> OBJECTIVE: Word for word, copy all the data and drop the pictures.

....................

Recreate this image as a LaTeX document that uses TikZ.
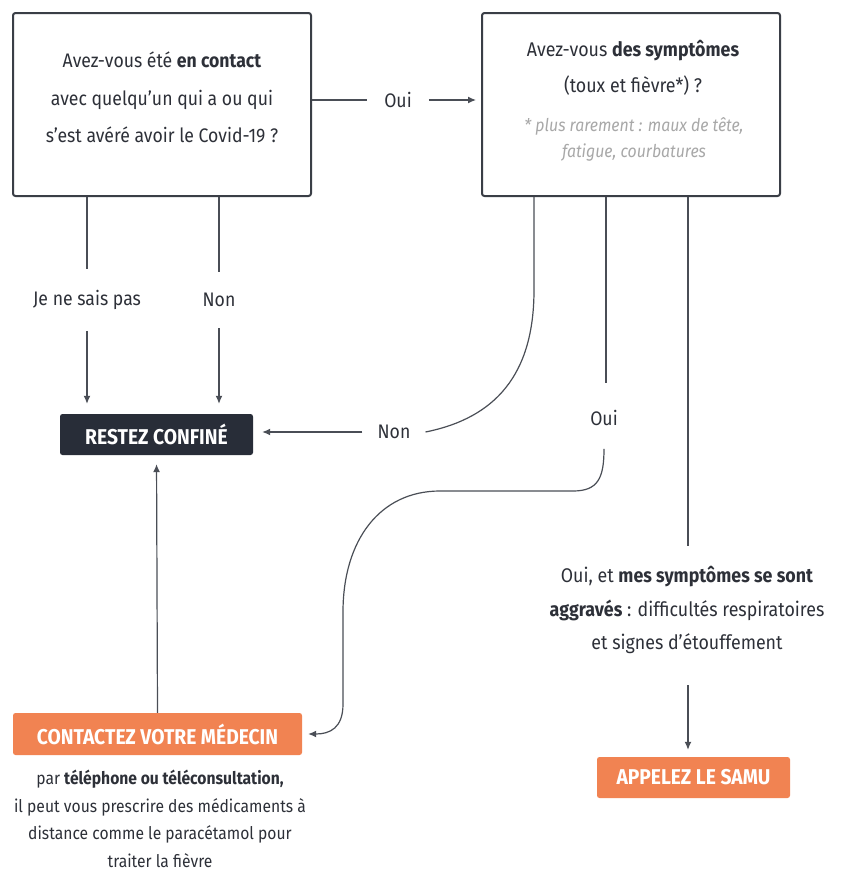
\documentclass[tikz,border=0pt]{standalone}
\usepackage{fontspec}
\setmainfont[FakeStretch=0.9]{Fira Sans}
\usetikzlibrary{arrows.meta}
\definecolor{ink}{HTML}{2D3038}
\definecolor{boxline}{HTML}{3A3E46}
\definecolor{conn}{HTML}{4A4E56}
\definecolor{darkfill}{HTML}{282D38}
\definecolor{orangefill}{HTML}{F18352}
\definecolor{note}{HTML}{A8A8A8}
\tikzset{
  qbox/.style={draw=boxline, line width=2pt, rounded corners=2.5pt, fill=white, inner sep=0pt},
  qtext/.style={text=ink, align=center, font=\fontsize{19.6}{37.5}\selectfont, inner sep=0pt},
  lbl/.style={text=ink, font=\fontsize{19.6}{22}\selectfont, inner xsep=0pt, inner ysep=0pt},
  actbox/.style={rounded corners=2.5pt, text=white, font=\bfseries\fontsize{21.4}{24}\selectfont, inner sep=0pt},
  conn/.style={draw=conn, line width=1.2pt},
  arr/.style={conn, -{Latex[length=8pt,width=7pt]}},
  body/.style={text=ink, align=center, inner sep=0pt},
}
\begin{document}
\begin{tikzpicture}[x=1pt,y=-1pt]
\useasboundingbox (0,0) rectangle (845,871);
% question boxes
\node[qbox, minimum width=298pt, minimum height=183pt] (q1) at (162,104.5) {};
\node[qtext] (q1t) at (162,97.5) {Avez-vous été \textbf{en contact}\\avec quelqu'un qui a ou qui\\s'est avéré avoir le Covid-19 ?};
\node[qbox, minimum width=298pt, minimum height=183pt] (q2) at (631,104.5) {};
\node[qtext, font=\fontsize{19.8}{36}\selectfont] (q2t) at (633,68) {Avez-vous \textbf{des symptômes}\\(toux et fièvre*) ?};
\node[text=note, align=center, font=\itshape\fontsize{17.6}{26}\selectfont, inner sep=0pt] (q2n) at (634,139) {* plus rarement : maux de tête,\\fatigue, courbatures};
% action boxes
\node[actbox, fill=darkfill, minimum width=193pt, minimum height=41pt] (restez) at (156.5,434.5) {RESTEZ CONFINÉ};
\node[actbox, fill=orangefill, minimum width=289pt, minimum height=42pt] (medecin) at (157.5,734) {CONTACTEZ VOTRE MÉDECIN};
\node[actbox, fill=orangefill, minimum width=193pt, minimum height=41pt] (samu) at (693.5,777.5) {APPELEZ LE SAMU};
% body texts
\node[body, font=\fontsize{17.4}{27.5}\selectfont] (medt) at (160,819) {par \textbf{téléphone ou téléconsultation,}\\il peut vous prescrire des médicaments à\\distance comme le paracétamol pour\\traiter la fièvre};
\node[body, font=\fontsize{19.8}{33.5}\selectfont, inner ysep=20pt] (aggr) at (687,610) {Oui, et \textbf{mes symptômes se sont}\\\textbf{aggravés} : difficultés respiratoires\\et signes d'étouffement};
% labels
\node[lbl, inner xsep=17pt] (oui1) at (398,100) {Oui};
\node[lbl, inner ysep=21pt] (jn) at (87,300) {Je ne sais pas};
\node[lbl, inner ysep=21pt] (non1) at (219,300) {Non};
\node[lbl, inner xsep=15pt] (non2) at (394,432) {Non};
\node[lbl, inner ysep=23pt] (oui2) at (604,418) {Oui};
% helper coordinates
\coordinate (c1) at (534,290);
\coordinate (m1) at (573,491);
\coordinate (m2) at (440,491);
\coordinate (m3) at (343,612);
\coordinate (m4) at (343,704);
\coordinate (s1) at (688,685);
% connectors
\draw[conn] (q1.east |- oui1.west) -- (oui1.west);
\draw[arr, shorten >=5pt] (oui1.east) -- (q2.west |- oui1.east);
\draw[conn] (q1.south -| jn.north) -- (jn.north);
\draw[arr, shorten >=10pt] (jn.south) -- (restez.north -| jn.south);
\draw[conn] (q1.south -| non1.north) -- (non1.north);
\draw[arr, shorten >=10pt] (non1.south) -- (restez.north -| non1.south);
\draw[conn] (q2.south -| c1) -- (c1) .. controls (534,375) and (495,418) .. (non2.east);
\draw[arr, shorten >=9pt] (non2.west) -- (restez.east |- non2.west);
\draw[conn] (q2.south -| 606,0) -- (606,383);
\draw[arr, shorten >=6pt] (oui2.south) .. controls (604,478) and (598,491) .. (m1) -- (m2) .. controls (380,491) and (343,540) .. (m3) -- (m4) .. controls (343,728) and (330,734) .. (medecin.east);
\draw[conn] (q2.south -| s1) -- (aggr.north -| s1);
\draw[arr, shorten >=7pt] (s1) -- (samu.north -| s1);
\draw[arr, shorten >=9pt] (medecin.north) -- (restez.south);
\end{tikzpicture}
\end{document}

....................

> RESPONSE FOR THIS EXERCISE:
Recreate this image as a LaTeX document that uses TikZ.
\documentclass[tikz,border=0pt]{standalone}
\usepackage{fontspec}
\setmainfont[FakeStretch=0.9]{Fira Sans}
\usetikzlibrary{arrows.meta}
\definecolor{ink}{HTML}{2D3038}
\definecolor{boxline}{HTML}{3A3E46}
\definecolor{conn}{HTML}{4A4E56}
\definecolor{darkfill}{HTML}{282D38}
\definecolor{orangefill}{HTML}{F18352}
\definecolor{note}{HTML}{A8A8A8}
\tikzset{
  qbox/.style={draw=boxline, line width=2pt, rounded corners=2.5pt, fill=white, inner sep=0pt},
  qtext/.style={text=ink, align=center, font=\fontsize{19.6}{37.5}\selectfont, inner sep=0pt},
  lbl/.style={text=ink, font=\fontsize{19.6}{22}\selectfont, inner xsep=0pt, inner ysep=0pt},
  actbox/.style={rounded corners=2.5pt, text=white, font=\bfseries\fontsize{21.4}{24}\selectfont, inner sep=0pt},
  conn/.style={draw=conn, line width=1.2pt},
  arr/.style={conn, -{Latex[length=8pt,width=7pt]}},
  body/.style={text=ink, align=center, inner sep=0pt},
}
\begin{document}
\begin{tikzpicture}[x=1pt,y=-1pt]
\useasboundingbox (0,0) rectangle (845,871);
% question boxes
\node[qbox, minimum width=298pt, minimum height=183pt] (q1) at (162,104.5) {};
\node[qtext] (q1t) at (162,97.5) {Avez-vous été \textbf{en contact}\\avec quelqu'un qui a ou qui\\s'est avéré avoir le Covid-19 ?};
\node[qbox, minimum width=298pt, minimum height=183pt] (q2) at (631,104.5) {};
\node[qtext, font=\fontsize{19.8}{36}\selectfont] (q2t) at (633,68) {Avez-vous \textbf{des symptômes}\\(toux et fièvre*) ?};
\node[text=note, align=center, font=\itshape\fontsize{17.6}{26}\selectfont, inner sep=0pt] (q2n) at (634,139) {* plus rarement : maux de tête,\\fatigue, courbatures};
% action boxes
\node[actbox, fill=darkfill, minimum width=193pt, minimum height=41pt] (restez) at (156.5,434.5) {RESTEZ CONFINÉ};
\node[actbox, fill=orangefill, minimum width=289pt, minimum height=42pt] (medecin) at (157.5,734) {CONTACTEZ VOTRE MÉDECIN};
\node[actbox, fill=orangefill, minimum width=193pt, minimum height=41pt] (samu) at (693.5,777.5) {APPELEZ LE SAMU};
% body texts
\node[body, font=\fontsize{17.4}{27.5}\selectfont] (medt) at (160,819) {par \textbf{téléphone ou téléconsultation,}\\il peut vous prescrire des médicaments à\\distance comme le paracétamol pour\\traiter la fièvre};
\node[body, font=\fontsize{19.8}{33.5}\selectfont, inner ysep=20pt] (aggr) at (687,610) {Oui, et \textbf{mes symptômes se sont}\\\textbf{aggravés} : difficultés respiratoires\\et signes d'étouffement};
% labels
\node[lbl, inner xsep=17pt] (oui1) at (398,100) {Oui};
\node[lbl, inner ysep=21pt] (jn) at (87,300) {Je ne sais pas};
\node[lbl, inner ysep=21pt] (non1) at (219,300) {Non};
\node[lbl, inner xsep=15pt] (non2) at (394,432) {Non};
\node[lbl, inner ysep=23pt] (oui2) at (604,418) {Oui};
% helper coordinates
\coordinate (c1) at (534,290);
\coordinate (m1) at (573,491);
\coordinate (m2) at (440,491);
\coordinate (m3) at (343,612);
\coordinate (m4) at (343,704);
\coordinate (s1) at (688,685);
% connectors
\draw[conn] (q1.east |- oui1.west) -- (oui1.west);
\draw[arr, shorten >=5pt] (oui1.east) -- (q2.west |- oui1.east);
\draw[conn] (q1.south -| jn.north) -- (jn.north);
\draw[arr, shorten >=10pt] (jn.south) -- (restez.north -| jn.south);
\draw[conn] (q1.south -| non1.north) -- (non1.north);
\draw[arr, shorten >=10pt] (non1.south) -- (restez.north -| non1.south);
\draw[conn] (q2.south -| c1) -- (c1) .. controls (534,375) and (495,418) .. (non2.east);
\draw[arr, shorten >=9pt] (non2.west) -- (restez.east |- non2.west);
\draw[conn] (q2.south -| 606,0) -- (606,383);
\draw[arr, shorten >=6pt] (oui2.south) .. controls (604,478) and (598,491) .. (m1) -- (m2) .. controls (380,491) and (343,540) .. (m3) -- (m4) .. controls (343,728) and (330,734) .. (medecin.east);
\draw[conn] (q2.south -| s1) -- (aggr.north -| s1);
\draw[arr, shorten >=7pt] (s1) -- (samu.north -| s1);
\draw[arr, shorten >=9pt] (medecin.north) -- (restez.south);
\end{tikzpicture}
\end{document}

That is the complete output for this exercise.